Exercise materials:
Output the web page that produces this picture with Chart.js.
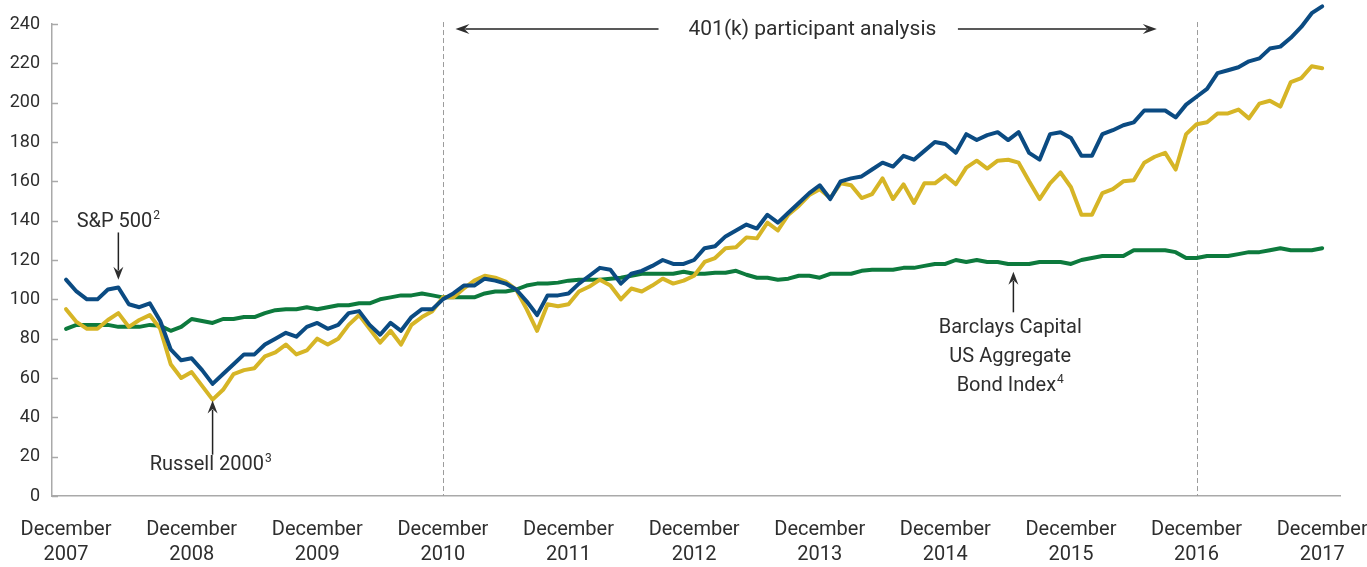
<!DOCTYPE html>
<html>
<head>
    <meta charset="utf-8">
    <script src="https://cdn.jsdelivr.net/npm/chart.js"></script>
    <title>401(k) participant analysis</title>
    <style>
        html, body { margin: 0; padding: 0; background: #fff; }
        .chart-box { width: 1367px; height: 567px; }
    </style>
</head>
<body>

    <div class="chart-box"><canvas id="chart"></canvas></div>

    <script type="text/javascript">
        // monthly index values, December 2007 = month 0 ... December 2017 = month 120
        const sp500 = [
            110, 104, 100, 100, 105, 106, 97.5, 96, 98, 89, 74.5, 69, 70,
            64, 57, 62, 67, 72, 72, 77, 80, 83, 81, 86, 88,
            85, 87, 93, 94, 87, 82, 88, 84, 91, 95, 95, 100,
            103, 107, 107, 110.5, 109.5, 108, 105, 99, 92, 102, 102, 103,
            108, 112, 116, 115, 108, 113, 114.5, 117, 120, 118, 118, 120,
            126, 127, 132, 135, 138, 136, 143, 139, 144, 149, 154, 158,
            151, 160, 161.5, 162.5, 166, 169.5, 167.5, 173, 171, 175.5, 180, 179,
            174.5, 184, 181, 183.5, 185, 181, 185, 174.5, 171, 184, 185, 182,
            173, 173, 184, 186, 188.5, 190, 196, 196, 196, 192.5, 199, 203,
            207, 215, 216.5, 218, 221, 222.5, 227.5, 228.5, 233, 238.5, 245.5, 249
        ];
        const russell2000 = [
            95, 88.5, 85, 85, 89.5, 93, 86, 89.5, 92, 85, 67, 60, 63,
            56, 49, 54, 62, 64, 65, 71, 73, 77, 72, 74, 80,
            77, 80, 87, 92, 85, 78, 84, 77, 87, 91, 94, 101,
            101, 105.5, 109.5, 112, 111, 109, 105, 95, 84, 97.5, 96.5, 97.5,
            104, 106.5, 110, 107, 100, 105.5, 104, 107, 110.5, 108, 109.5, 112,
            119, 121, 126, 126.5, 131.5, 131, 139, 135, 143, 147.5, 153, 156,
            151.5, 159, 158, 151.5, 153.5, 161.5, 151, 158.5, 149, 159, 159, 163,
            158.5, 167, 170.5, 166.5, 170.5, 171, 169.5, 160, 151, 159, 164.5, 157,
            143, 143, 154, 156, 160, 160.5, 169.5, 172.5, 174.5, 166, 184, 189,
            190, 194.5, 194.5, 196.5, 192, 199.5, 201, 198, 210.5, 212.5, 218.5, 217.5
        ];
        const barclaysAgg = [
            85, 87, 87, 87, 87, 86, 86, 86, 87, 86.5, 84, 86, 90,
            89, 88, 90, 90, 91, 91, 93, 94.5, 95, 95, 96, 95,
            96, 97, 97, 98, 98, 100, 101, 102, 102, 103, 102, 101,
            101, 101, 101, 103, 104, 104, 105, 107, 108, 108, 108.5, 109.5,
            110, 110, 110, 110.5, 111, 112, 113, 113, 113, 113, 114, 113,
            113, 113.5, 113.5, 114.5, 112.5, 111, 111, 110, 110.5, 112, 112, 111,
            113, 113, 113, 114.5, 115, 115, 115, 116, 116, 117, 118, 118,
            120, 119, 120, 119, 119, 118, 118, 118, 119, 119, 119, 118,
            120, 121, 122, 122, 122, 125, 125, 125, 125, 124, 121, 121,
            122, 122, 122, 123, 124, 124, 125, 126, 125, 125, 125, 126
        ];

        const tickMonths = [0, 12, 24, 36, 48, 60, 72, 84, 96, 108, 120];
        const tickYears = ['2007', '2008', '2009', '2010', '2011', '2012', '2013', '2014', '2015', '2016', '2017'];
        const yTicks = [0, 20, 40, 60, 80, 100, 120, 140, 160, 180, 200, 220, 240];
        const periodStart = 36;   // December 2010
        const periodEnd = 108;    // December 2016

        const blue = '#0b4b82';
        const gold = '#d6b526';
        const green = '#0d7a3d';
        const axisGray = '#a9a9a9';
        const textColor = '#2e2e2e';
        const fontFamily = 'Roboto, "Liberation Sans", sans-serif';

        const toPoints = arr => arr.map((v, i) => ({ x: i, y: v }));

        function supText(ctx, main, sup, x, y, size, align) {
            ctx.font = `${size}px ${fontFamily}`;
            const w1 = ctx.measureText(main).width;
            const supSize = Math.round(size * 0.6);
            ctx.font = `${supSize}px ${fontFamily}`;
            const w2 = sup ? ctx.measureText(sup).width + 1 : 0;
            const left = align === 'left' ? x : x - (w1 + w2) / 2;
            ctx.textAlign = 'left';
            ctx.textBaseline = 'middle';
            ctx.font = `${size}px ${fontFamily}`;
            ctx.fillText(main, left, y);
            if (sup) {
                ctx.font = `${supSize}px ${fontFamily}`;
                ctx.fillText(sup, left + w1 + 1, y - size * 0.3);
            }
        }

        function arrow(ctx, x1, y1, x2, y2, head, half) {
            const a = Math.atan2(y2 - y1, x2 - x1);
            const c = Math.cos(a), s = Math.sin(a);
            ctx.beginPath();
            ctx.moveTo(x1, y1);
            ctx.lineTo(x2 - c * head * 0.7, y2 - s * head * 0.7);
            ctx.stroke();
            ctx.beginPath();
            ctx.moveTo(x2, y2);
            ctx.lineTo(x2 - c * head + s * half, y2 - s * head - c * half);
            ctx.lineTo(x2 - c * head * 0.65, y2 - s * head * 0.65);
            ctx.lineTo(x2 - c * head - s * half, y2 - s * head + c * half);
            ctx.closePath();
            ctx.fill();
        }

        const notes = {
            id: 'notes',
            beforeDatasetsDraw(chart) {
                const { ctx, chartArea, scales: { x, y } } = chart;
                ctx.save();
                ctx.strokeStyle = axisGray;
                ctx.lineWidth = 1.5;
                yTicks.forEach(v => {
                    const py = Math.round(y.getPixelForValue(v)) + 0.5;
                    ctx.beginPath();
                    ctx.moveTo(chartArea.left, py);
                    ctx.lineTo(chartArea.left + 6, py);
                    ctx.stroke();
                });
                ctx.setLineDash([5, 3]);
                ctx.strokeStyle = '#9c9c9c';
                ctx.lineWidth = 1;
                [periodStart, periodEnd].forEach(m => {
                    const px = Math.round(x.getPixelForValue(m)) + 0.5;
                    ctx.beginPath();
                    ctx.moveTo(px, y.getPixelForValue(241));
                    ctx.lineTo(px, chartArea.bottom);
                    ctx.stroke();
                });
                ctx.restore();
            },
            afterDatasetsDraw(chart) {
                const { ctx, scales: { x, y } } = chart;
                const X = v => x.getPixelForValue(v);
                const Y = v => y.getPixelForValue(v);
                ctx.save();
                ctx.fillStyle = textColor;
                ctx.strokeStyle = '#222';
                ctx.lineWidth = 1.5;

                // top period annotation
                supText(ctx, '401(k) participant analysis', '', X(71.3), Y(237), 21, 'center');
                arrow(ctx, X(56.6), Y(237.5), X(37.2), Y(237.5), 14, 5);
                arrow(ctx, X(85.2), Y(237.5), X(104.2), Y(237.5), 14, 5);

                // S&P 500
                supText(ctx, 'S&P 500', '2', X(5), Y(139.3), 20, 'center');
                arrow(ctx, X(5), Y(134), X(5), Y(110), 13, 5);

                // Russell 2000
                supText(ctx, 'Russell 2000', '3', X(8), Y(15.6), 20, 'left');
                arrow(ctx, X(14), Y(21), X(14), Y(48.5), 13, 5);

                // Barclays
                arrow(ctx, X(90.5), Y(93.4), X(90.5), Y(114), 13, 5);
                supText(ctx, 'Barclays Capital', '', X(90.2), Y(85.3), 20, 'center');
                supText(ctx, 'US Aggregate', '', X(90.2), Y(70.5), 20, 'center');
                supText(ctx, 'Bond Index', '4', X(90.2), Y(55.8), 20, 'center');
                ctx.restore();
            }
        };

        const ctx = document.getElementById('chart').getContext('2d');
        new Chart(ctx, {
            type: 'line',
            data: {
                datasets: [
                    { label: 'S&P 500', data: toPoints(sp500), borderColor: blue, backgroundColor: blue },
                    { label: 'Russell 2000', data: toPoints(russell2000), borderColor: gold, backgroundColor: gold },
                    { label: 'Barclays Capital US Aggregate Bond Index', data: toPoints(barclaysAgg), borderColor: green, backgroundColor: green }
                ].map(d => Object.assign(d, {
                    borderWidth: 4,
                    pointRadius: 0,
                    tension: 0,
                    clip: false,
                    borderJoinStyle: 'round',
                    borderCapStyle: 'round'
                }))
            },
            options: {
                responsive: true,
                maintainAspectRatio: false,
                animation: false,
                layout: { padding: { top: 24, right: 27, left: 0, bottom: 0 } },
                plugins: {
                    legend: { display: false },
                    tooltip: { enabled: false }
                },
                scales: {
                    x: {
                        type: 'linear',
                        min: -1.34,
                        max: 121.7,
                        grid: { display: false, drawTicks: false },
                        border: { display: true, color: axisGray, width: 1.5 },
                        afterBuildTicks: s => { s.ticks = tickMonths.map(v => ({ value: v })); },
                        afterFit: s => { s.height = 71; s.paddingLeft = 0; s.paddingRight = 0; },
                        ticks: {
                            autoSkip: false,
                            maxRotation: 0,
                            padding: 21,
                            color: textColor,
                            font: { family: fontFamily, size: 20, lineHeight: 1.25 },
                            callback: v => {
                                const k = tickMonths.indexOf(v);
                                return k >= 0 ? ['December', tickYears[k]] : '';
                            }
                        }
                    },
                    y: {
                        min: 0,
                        max: 240,
                        grid: { display: false, drawTicks: false },
                        border: { display: true, color: axisGray, width: 1.5 },
                        afterBuildTicks: s => { s.ticks = yTicks.map(v => ({ value: v })); },
                        afterFit: s => { s.width = 52; },
                        ticks: {
                            padding: 12,
                            color: textColor,
                            font: { family: fontFamily, size: 18 }
                        }
                    }
                }
            },
            plugins: [notes]
        });
    </script>

</body>
</html>
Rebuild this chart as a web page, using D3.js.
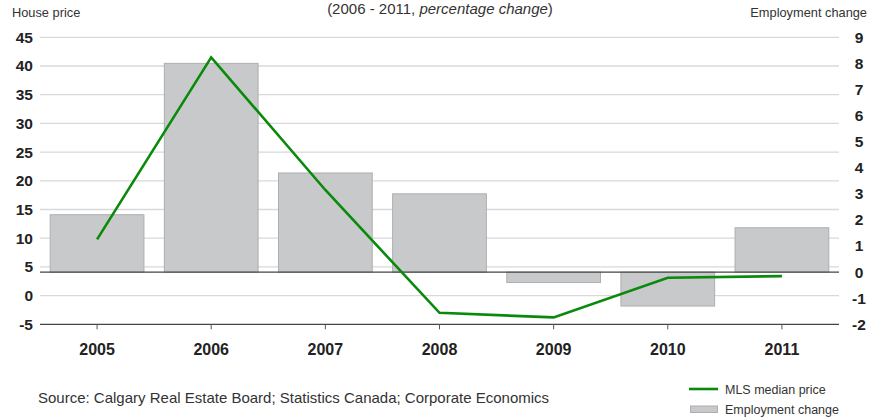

Given exercise:
Pick out all lines containing the string "this".

Reply:
Output the web page that produces this picture with Chart.js.
Rebuild this chart as a web page, using D3.js.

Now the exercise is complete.